• INPUT DATA:
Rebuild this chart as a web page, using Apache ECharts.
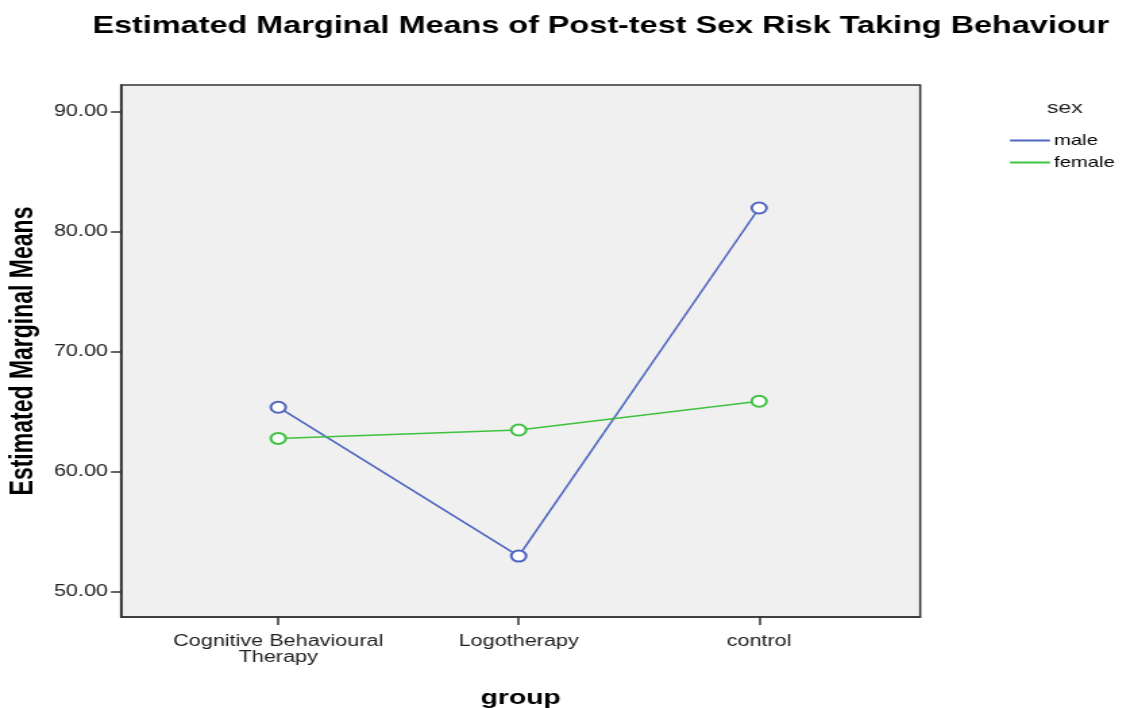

---

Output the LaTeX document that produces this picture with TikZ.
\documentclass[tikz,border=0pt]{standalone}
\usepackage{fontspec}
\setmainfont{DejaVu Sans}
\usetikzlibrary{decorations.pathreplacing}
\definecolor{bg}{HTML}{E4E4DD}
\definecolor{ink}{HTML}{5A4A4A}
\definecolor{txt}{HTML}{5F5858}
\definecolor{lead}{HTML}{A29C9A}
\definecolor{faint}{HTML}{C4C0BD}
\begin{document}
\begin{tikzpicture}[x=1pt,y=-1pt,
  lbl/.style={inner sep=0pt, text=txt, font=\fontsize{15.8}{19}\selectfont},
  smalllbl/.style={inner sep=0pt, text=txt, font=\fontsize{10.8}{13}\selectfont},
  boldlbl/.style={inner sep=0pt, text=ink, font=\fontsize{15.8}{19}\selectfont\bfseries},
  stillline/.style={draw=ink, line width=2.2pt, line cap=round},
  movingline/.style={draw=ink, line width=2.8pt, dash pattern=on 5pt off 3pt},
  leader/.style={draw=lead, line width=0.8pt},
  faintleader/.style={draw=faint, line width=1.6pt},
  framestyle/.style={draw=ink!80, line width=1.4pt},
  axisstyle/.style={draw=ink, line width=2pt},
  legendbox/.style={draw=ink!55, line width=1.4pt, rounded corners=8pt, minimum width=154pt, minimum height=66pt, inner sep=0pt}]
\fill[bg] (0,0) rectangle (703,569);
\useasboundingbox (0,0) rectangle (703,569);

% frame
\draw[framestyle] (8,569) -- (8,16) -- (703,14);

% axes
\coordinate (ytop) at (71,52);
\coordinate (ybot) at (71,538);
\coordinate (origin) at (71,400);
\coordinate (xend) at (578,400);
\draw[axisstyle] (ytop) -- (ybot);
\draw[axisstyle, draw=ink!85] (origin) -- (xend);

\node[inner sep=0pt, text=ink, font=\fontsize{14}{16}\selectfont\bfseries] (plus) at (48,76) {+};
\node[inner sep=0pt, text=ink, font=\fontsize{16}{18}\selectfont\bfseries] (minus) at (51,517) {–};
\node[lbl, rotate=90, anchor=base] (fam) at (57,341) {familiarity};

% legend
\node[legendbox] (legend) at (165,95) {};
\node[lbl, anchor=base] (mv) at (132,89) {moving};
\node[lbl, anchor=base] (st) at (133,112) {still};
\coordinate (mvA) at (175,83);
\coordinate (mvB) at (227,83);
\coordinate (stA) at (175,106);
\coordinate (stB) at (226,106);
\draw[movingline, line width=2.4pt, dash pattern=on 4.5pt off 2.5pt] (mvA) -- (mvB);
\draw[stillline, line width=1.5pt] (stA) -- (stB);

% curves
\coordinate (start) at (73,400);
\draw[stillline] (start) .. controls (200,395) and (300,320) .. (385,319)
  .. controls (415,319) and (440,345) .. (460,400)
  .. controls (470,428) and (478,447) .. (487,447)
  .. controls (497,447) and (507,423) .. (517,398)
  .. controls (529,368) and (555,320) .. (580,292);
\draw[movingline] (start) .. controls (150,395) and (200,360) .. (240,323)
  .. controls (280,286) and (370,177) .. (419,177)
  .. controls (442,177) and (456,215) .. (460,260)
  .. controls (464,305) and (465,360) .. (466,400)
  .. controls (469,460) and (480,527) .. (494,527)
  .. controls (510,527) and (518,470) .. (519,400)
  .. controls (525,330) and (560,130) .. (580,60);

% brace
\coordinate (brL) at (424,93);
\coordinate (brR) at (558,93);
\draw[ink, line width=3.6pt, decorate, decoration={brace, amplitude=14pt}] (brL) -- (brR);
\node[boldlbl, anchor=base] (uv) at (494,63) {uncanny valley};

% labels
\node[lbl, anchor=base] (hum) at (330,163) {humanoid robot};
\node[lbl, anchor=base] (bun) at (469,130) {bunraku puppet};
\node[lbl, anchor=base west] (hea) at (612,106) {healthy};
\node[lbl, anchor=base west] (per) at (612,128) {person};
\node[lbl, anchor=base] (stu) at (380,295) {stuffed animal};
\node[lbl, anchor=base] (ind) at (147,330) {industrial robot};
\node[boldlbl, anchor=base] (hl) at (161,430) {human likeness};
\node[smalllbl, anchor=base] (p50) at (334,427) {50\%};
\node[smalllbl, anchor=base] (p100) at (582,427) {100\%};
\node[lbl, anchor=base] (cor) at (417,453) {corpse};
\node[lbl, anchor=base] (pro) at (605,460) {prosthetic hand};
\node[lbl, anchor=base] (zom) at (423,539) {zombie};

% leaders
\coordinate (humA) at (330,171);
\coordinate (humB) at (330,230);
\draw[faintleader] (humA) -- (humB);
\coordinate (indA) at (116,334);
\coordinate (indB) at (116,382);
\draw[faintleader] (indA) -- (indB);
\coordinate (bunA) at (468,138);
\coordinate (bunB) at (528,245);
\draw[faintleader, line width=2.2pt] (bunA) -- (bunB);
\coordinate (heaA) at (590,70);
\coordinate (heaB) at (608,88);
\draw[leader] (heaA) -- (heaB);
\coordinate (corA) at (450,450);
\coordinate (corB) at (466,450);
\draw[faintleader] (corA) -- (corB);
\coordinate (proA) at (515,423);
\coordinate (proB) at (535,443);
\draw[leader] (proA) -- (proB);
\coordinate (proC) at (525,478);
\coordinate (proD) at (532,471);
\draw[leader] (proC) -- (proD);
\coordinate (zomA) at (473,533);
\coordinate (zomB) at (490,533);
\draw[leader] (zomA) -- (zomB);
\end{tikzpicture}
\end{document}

--

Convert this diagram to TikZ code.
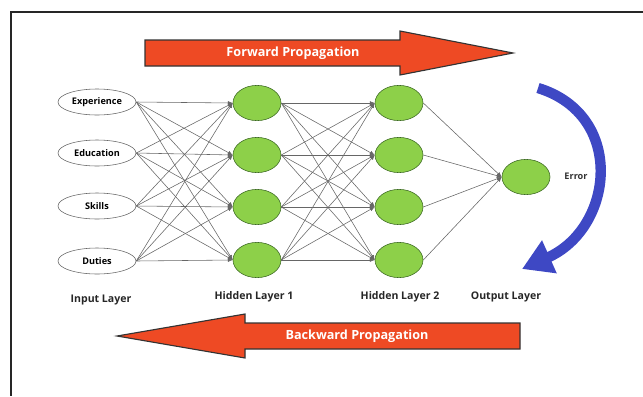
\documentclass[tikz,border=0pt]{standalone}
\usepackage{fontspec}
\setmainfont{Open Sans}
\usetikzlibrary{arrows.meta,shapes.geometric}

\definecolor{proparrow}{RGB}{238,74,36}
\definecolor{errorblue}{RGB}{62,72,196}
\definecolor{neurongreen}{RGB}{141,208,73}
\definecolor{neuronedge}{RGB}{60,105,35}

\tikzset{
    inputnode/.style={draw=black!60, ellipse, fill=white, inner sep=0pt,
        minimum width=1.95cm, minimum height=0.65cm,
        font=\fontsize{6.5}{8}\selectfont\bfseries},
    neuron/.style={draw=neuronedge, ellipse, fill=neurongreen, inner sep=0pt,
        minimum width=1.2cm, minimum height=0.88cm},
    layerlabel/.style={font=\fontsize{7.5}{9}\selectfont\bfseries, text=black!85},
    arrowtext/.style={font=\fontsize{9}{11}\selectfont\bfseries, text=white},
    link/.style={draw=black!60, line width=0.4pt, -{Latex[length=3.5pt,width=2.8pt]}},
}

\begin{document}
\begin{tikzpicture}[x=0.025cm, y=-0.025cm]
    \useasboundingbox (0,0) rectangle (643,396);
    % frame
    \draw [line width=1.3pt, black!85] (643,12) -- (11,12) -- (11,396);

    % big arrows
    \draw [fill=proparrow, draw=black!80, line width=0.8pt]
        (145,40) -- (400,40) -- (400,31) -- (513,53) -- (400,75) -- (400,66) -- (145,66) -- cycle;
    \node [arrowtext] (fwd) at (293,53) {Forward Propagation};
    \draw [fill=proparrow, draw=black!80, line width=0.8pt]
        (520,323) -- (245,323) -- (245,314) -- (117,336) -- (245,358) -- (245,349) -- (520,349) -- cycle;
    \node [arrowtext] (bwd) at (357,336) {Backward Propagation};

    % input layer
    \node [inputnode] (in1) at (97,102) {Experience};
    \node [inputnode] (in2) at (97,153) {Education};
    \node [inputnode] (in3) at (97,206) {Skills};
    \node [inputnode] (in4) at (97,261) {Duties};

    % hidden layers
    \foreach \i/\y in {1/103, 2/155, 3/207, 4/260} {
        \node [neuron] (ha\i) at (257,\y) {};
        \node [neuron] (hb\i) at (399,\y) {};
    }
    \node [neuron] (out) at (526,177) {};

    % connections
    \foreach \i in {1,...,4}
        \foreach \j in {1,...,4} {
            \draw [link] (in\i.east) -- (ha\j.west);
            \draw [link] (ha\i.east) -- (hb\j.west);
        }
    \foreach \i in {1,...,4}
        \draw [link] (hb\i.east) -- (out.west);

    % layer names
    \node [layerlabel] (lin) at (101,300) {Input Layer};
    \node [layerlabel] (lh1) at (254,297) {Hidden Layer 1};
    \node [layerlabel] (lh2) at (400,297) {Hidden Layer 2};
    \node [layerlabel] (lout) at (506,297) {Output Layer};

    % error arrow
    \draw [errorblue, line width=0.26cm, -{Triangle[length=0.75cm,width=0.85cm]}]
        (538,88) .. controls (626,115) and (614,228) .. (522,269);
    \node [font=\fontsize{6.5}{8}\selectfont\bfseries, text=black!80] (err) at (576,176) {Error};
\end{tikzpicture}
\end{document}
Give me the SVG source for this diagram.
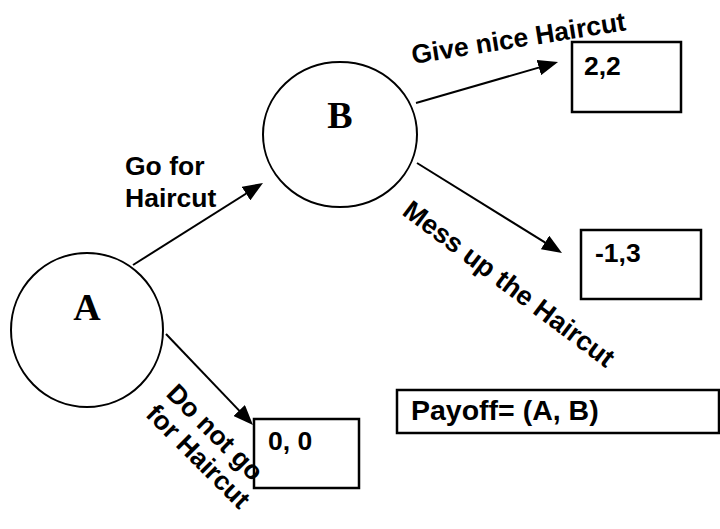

• DIRECTION: Look over the material above and show each line where "diagram" appears.

• TASK RESPONSE:
Convert this diagram to TikZ code.
Give me the SVG source for this diagram.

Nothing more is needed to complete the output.